I’d say that by all appearances we’re out of it, beyond the gasping, sickly-hot reach of the doldrums. All day wind has been steady, if light, from just E of S. The sky is mostly blue; the squalls on the horizon are not so dark. The air feels dryer, and the water temperature has gone down one click.

But the forecast declares otherwise. A blob lays ahead of us, it says. But for the moment, I get to feel like we’ve pushed through to the (decidedly south) SE trades.

Just after dawn, a ship, the Ocean Echo, making 11 knots and dead for us. We’ve not seen many ships since getting below Panama, but each seems to have had a point of approach close enough to need attention. I fell off, and ever so slowly we passed.

Then, once our courses began to diverge…

“Moli, Moli…Ocean Echo.”

“Ocean Echo, Moli.”

“Hello. Good morning. You are a sailboat?” The voice was soft, even diffident, and carried an accent I did not recognize.

I don’t call ships. It feels presumptive–like yelling into a construction site just to shoot the breeze with the foreman. But I’m pleased when they call me.

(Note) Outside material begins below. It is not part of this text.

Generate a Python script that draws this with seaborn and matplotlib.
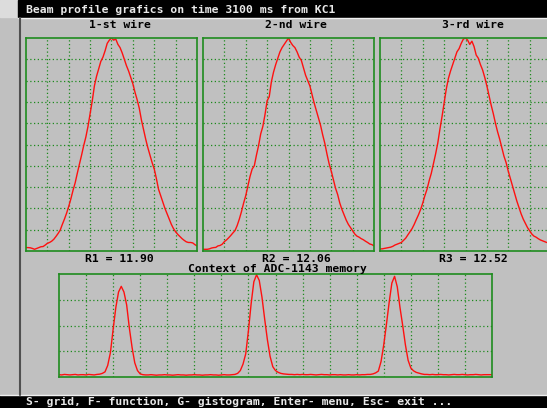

“Yes. A sailboat. A sloop. Aluminum. 45 feet.”

“And…um…how there is room in such a…is there room?”

Ocean Echo is a bulk carrier. At 500 feet on deck, she’s small compared to the 1200 foot container ships common further north, but from her bridge deck, Mo must have been so tiny as to be difficult to see–even at our closest, 1.5 miles–a gray hull on a gray ocean, a mere spec being flung about by seas whose impact Ocean Echo didn’t notice.

I explained the room, the year’s stores; when departed and where, the destination.

“Oh. Ok. And your course. It is moving…very much. You do not steer…?”

I explained small ship, big sea and being steered by a wind device.”

“Oh. Ok. And your crew. How many are your crew?”

I explained I was “Singlehanding. Solo. Alone.”

“Oh. Ok.”

I feel a kinship with the mariners on these big vessels, at least after it becomes clear their behemoth isn’t going to run me down. The guys on Ocean Echo are 10 days out of Lima, Peru headed for Nindge, China with a heavy load of recyclables (I think); it’ll be two weeks before they make port. Long ocean passages, they understand. It’s what they do.

But I forget that my sense of a shared passion, of a common pursuit, is in my own head. The big ship guys haven’t the foggiest notion about sailboats. Likely they regard the crossing of oceans on such small, delicate craft–and without pay!–as incomprehensible, utter lunacy.

None have been so impolite as to say so, but the questions suggest it. For example, no bridge officer has yet responded to my answers with, “Oh, that sounds like fun.”

Evening. Wind is light from SSE. But the sea is large and lumpy, and Mo can’t get up the speed to point better than 60 degrees off the wind. Our heading is SW when our goal (Cape Horn) is SE. If I sail on, I sail away from our destination and risk sailing into a blob of calm, but at least I make some southing. If I tack, I’ll make east but no south and risk sailing back into the belt of calm. Such are the options of sailboats.

3 Comments on “The Last of the Doldrums? And a Ship

  1. Ships passing? Great picture! I think I would be happy to hear from a fellow traveler in such a remote place. While alone in your travels, you bear the hearts and mind’s of us landlocked arm chair sailors. Thank you. Good luck and Godspeed!

  2. I just LOVE your photos, thank you Randall! And I love being there with you and sharing your passage!! It looks rather squally there. Thank you so much, I really look forward to having my screen, dammit, be there right with you…… You are the lucky one!!